I Bertolini si difendono «Estranei a tutte le accuse»

Ascea, padre e figlia sono finiti ai domiciliari per bancarotta fraudolenta L’azienda cilentana è leader nel settore della produzione del calcestruzzo

ASCEA. «Chiariranno tutto davanti al giudice» assicurano i legali di Giuseppe e Marianna Bertolini, padre e figlia, arrestati venerdì scorso ad Ascea per bancarotta fraudolenta.

Il patron del Calcestruzzo Bertolini e la figlia sono «provati e soprattutto ansiosi di chiare la propria posizione», fanno sapere gli avvocati. Sono accusati di un crack da un milione e mezzo di euro. Giuseppe, 63 anni amministratore della Beton Bert e la figlia Marianna, 33 anni, amministratrice della Calcestruzzo Bertolini, dovranno essere interrogati nei prossimi giorni dal gip. Le indagini avviate dai carabinieri del capitano Starace sono proseguite con degli accertamenti finanziari da parte delle Fiamme Gialle della tenenza di Vallo della Lucania, agli ordini del tenente Giovanni Statello. Sotto sequestro sono finiti trenta veicoli della ditta, per un importo complessivo di circa un milione e mezzo di euro.
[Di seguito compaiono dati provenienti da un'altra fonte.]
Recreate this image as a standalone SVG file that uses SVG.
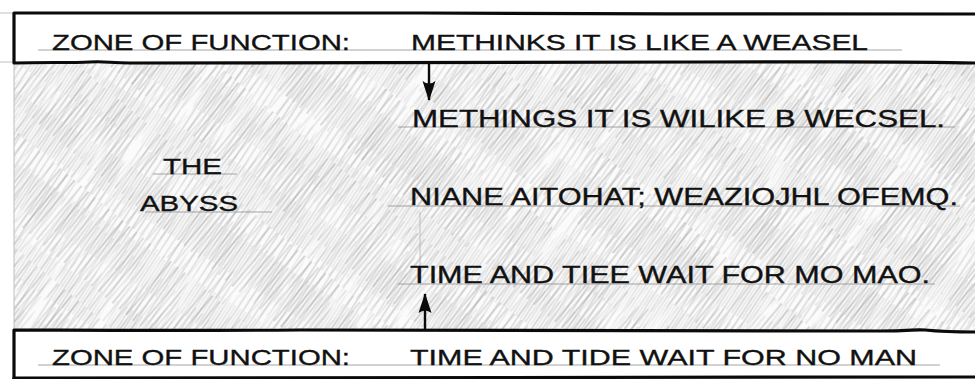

L’attività investigativa dei finanzieri ha evidenziato come l’imprenditore avrebbe causato il dissesto della società, operante nella gestione del calcestruzzo, distraendo dal bilancio della società circa un milione e mezzo di euro.

L’analisi del bilancio e le indagini sui movimenti finanziari hanno permesso di ricostruire con esattezza tutte le operazioni societarie eseguite prima della dichiarazione di fallimento e, successivamente, dalla figlia Marianna, amministratrice della Calcestruzzo Bertolini, ditta subentrante. Ed ora a tremare sono anche i dieci dipendenti della azienda che rischiano il posto di lavoro.

Giuseppe e la figlia sono entrambi molto conosciuti nella zona. Giuseppe è stato anche consigliere e assessore nel comune di Ascea negli anni ‘80 e ’90. Imprenditore molto stimato, negli anni aveva dato occupazione nella sua azienda a decine e decine di lavoratori locali. Il calcestruzzo “Bertolini” è infatti stato uno dei primi impianti nati lungo la costa del Cilento. Un punto di riferimento negli anni ’80 quando l’edilizia andava forte anche in questa zona. Determinante per le indagini è stata la relazione eseguita dal curatore fallimentare Massimo Sodano. L’imprenditore avrebbe provocato il dissesto della società . Le indagini sono state dirette personalmente dal sostituto procuratore del tribunale di Vallo della Lucania, Alfredo Greco. Gli arrestati, difesi dagli avvocati Di Vietri, Segreto, Carrato e Giovine, sono ai domiciliari.